По данным Майи Алиевой (г. Ставрополь), эксперта Центра миграционных исследований РФ, уже «в 1960-1970 годы активизировались миграции народов Дагестана на Ставрополье. Здесь дагестанцы переселялись в те районы, где овцеводство было основной специализацией. За счет этого в восточных районах края быстро росло число приезжих из соседнего Дагестана. Многодетные дагестанские семьи интенсивно обосновывались на новых местах, компактно концентрируясь в таких районах, как Нефтекумский, Левокумский, Арзгирский, Туркменский» (восток и северо-восток Ставрополья в его новых, сокращенных, границах конца 1950 гг. – А. Б.).
Или вот такой характерный пример: 28 апреля 1962 г. к Майкопскому (столичному) району Адыгейской автономной области по распоряжению из Москвы была присоединена территория Тульского района Краснодарского края. Что увеличило территорию Адыгеи, расположенной внутри Краснодарского края, но автономной от него, почти наполовину.
Причем до 80% населения этого района и сегодня составляют русские (до середины 1960-х – почти 90%).
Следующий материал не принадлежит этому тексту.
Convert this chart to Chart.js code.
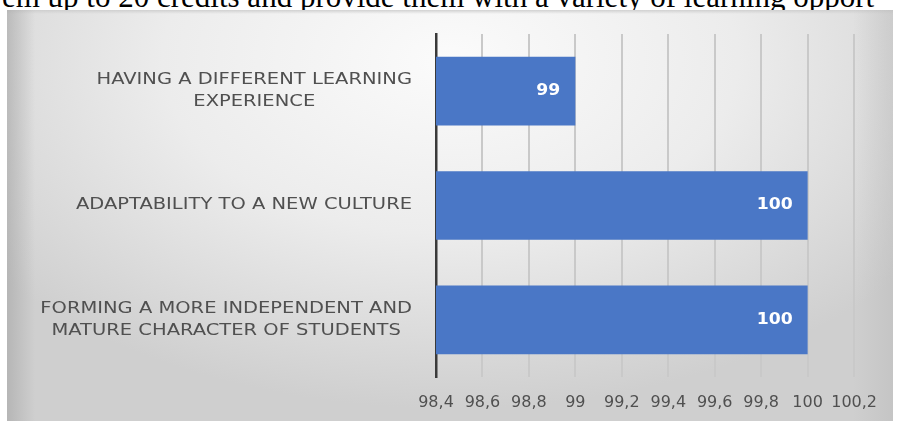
<!DOCTYPE html>
<html lang="en">
<head>
    <meta charset="UTF-8">
    <title>Benefits chart</title>
    <script src="https://cdn.jsdelivr.net/npm/chart.js"></script>
    <style>
        html, body {
            margin: 0;
            padding: 0;
            background: #ffffff;
            width: 898px;
            height: 421px;
            overflow: hidden;
            position: relative;
        }
        #topline {
            position: absolute;
            left: 2px;
            top: -16px;
            font-family: "Liberation Serif", serif;
            font-size: 31px;
            line-height: 26px;
            color: #000;
            white-space: nowrap;
        }
        #box {
            position: absolute;
            left: 7px;
            top: 10px;
            width: 886px;
            height: 411px;
            background:
                linear-gradient(to right, rgba(165,165,165,0.6) 0px, rgba(200,200,200,0) 28px),
                linear-gradient(to left, rgba(185,185,185,0.45) 0px, rgba(200,200,200,0) 40px),
                linear-gradient(to bottom, rgba(205,205,205,0.9) 0px, rgba(230,230,230,0) 4px),
                radial-gradient(ellipse 65% 85% at 50% 12%, #fbfbfb 0%, #ececec 50%, #cfcfcf 100%);
        }
    </style>
</head>
<body>
    <div id="topline">em up to 20 credits and provide them with a variety of learning opport</div>
    <div id="box"><canvas id="grafica"></canvas></div>

    <script>
        const categorias = [
            ["HAVING A DIFFERENT LEARNING", "EXPERIENCE"],
            ["ADAPTABILITY TO A NEW CULTURE"],
            ["FORMING A MORE INDEPENDENT AND", "MATURE CHARACTER OF STUDENTS"]
        ];
        const valores = [99, 100, 100];
        const ejeMin = 98.4;
        const ejeMax = 100.2;
        const ejePaso = 0.2;

        const colorTexto = "#505050";

        // etiquetas de categoria: bloque alineado a la derecha, lineas centradas
        const etiquetasY = {
            id: "etiquetasY",
            afterDraw(chart) {
                const ctx = chart.ctx;
                const y = chart.scales.y;
                const derecha = chart.chartArea.left - 24;
                const sx = 1.3;
                ctx.save();
                ctx.font = "15px 'DejaVu Sans'";
                ctx.fillStyle = colorTexto;
                ctx.textAlign = "center";
                ctx.textBaseline = "middle";
                categorias.forEach((lineas, i) => {
                    const yc = y.getPixelForValue(i);
                    const anchos = lineas.map(l => ctx.measureText(l).width * sx);
                    const bloque = Math.max(...anchos);
                    const xc = derecha - bloque / 2;
                    const alto = 22;
                    lineas.forEach((l, j) => {
                        const yy = yc + (j - (lineas.length - 1) / 2) * alto;
                        ctx.save();
                        ctx.translate(xc, yy);
                        ctx.scale(sx, 1);
                        ctx.fillText(l, 0, 0);
                        ctx.restore();
                    });
                });
                ctx.restore();
            }
        };

        // valores dentro del final de cada barra
        const etiquetasBarras = {
            id: "etiquetasBarras",
            afterDatasetsDraw(chart) {
                const ctx = chart.ctx;
                const meta = chart.getDatasetMeta(0);
                ctx.save();
                ctx.font = "bold 15px 'DejaVu Sans'";
                ctx.fillStyle = "#ffffff";
                ctx.textAlign = "right";
                ctx.textBaseline = "middle";
                meta.data.forEach((barra, i) => {
                    const txt = String(valores[i]);
                    ctx.save();
                    ctx.translate(barra.x - 15, barra.y);
                    ctx.scale(1.15, 1);
                    ctx.fillText(txt, 0, 0);
                    ctx.restore();
                });
                ctx.restore();
            }
        };

        new Chart(document.getElementById("grafica"), {
            type: "bar",
            data: {
                labels: categorias,
                datasets: [{
                    data: valores,
                    backgroundColor: "#4a77c6",
                    borderWidth: 0,
                    barPercentage: 0.6,
                    categoryPercentage: 1.0
                }]
            },
            options: {
                indexAxis: "y",
                responsive: true,
                maintainAspectRatio: false,
                animation: false,
                layout: { padding: { top: 24, right: 38, bottom: 0, left: 0 } },
                plugins: {
                    legend: { display: false },
                    tooltip: { enabled: false }
                },
                scales: {
                    x: {
                        min: ejeMin,
                        max: ejeMax,
                        ticks: {
                            stepSize: ejePaso,
                            color: colorTexto,
                            font: { family: "DejaVu Sans", size: 16 },
                            padding: 16,
                            maxRotation: 0,
                            autoSkip: false,
                            callback: v => String(Number(Number(v).toFixed(1))).replace(".", ",")
                        },
                        grid: { color: "#c9c9c9", lineWidth: 2, drawTicks: false },
                        border: { display: false },
                        afterFit: s => { s.height = 44; }
                    },
                    y: {
                        ticks: { display: false },
                        grid: { display: false },
                        border: { display: true, color: "#3a3a3a", width: 2.5 },
                        afterFit: s => { s.width = 429; }
                    }
                }
            },
            plugins: [etiquetasY, etiquetasBarras]
        });
    </script>
</body>
</html>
Апелляции Краснодарской краевой администрации и местных жителей по поводу такого решения «центром» в расчет не принимались.
Ну, а то, как сложилась судьба русского и русскоязычного населения в Чечено-Ингушетии, - хорошо известно. Еще в 1958-м это население, в большинстве своем, решительно протестовало против фактически антирусской политики местных и центральных властей. А закончилось это противостояние межнациональными акциями и применением военной силы, главным образом, против русских и русскоязычных в Грозном. Словом, есть все основания утверждать, что многие социально-экономические проблемы на Северном Кавказе и Нижнем Поволжье проистекают из перекосов в национально-административной и социально-экономической политике «хрущевского» руководства в середине 1950-х – начале 1960-х годов. Сегодня нам остается только констатировать этот факт.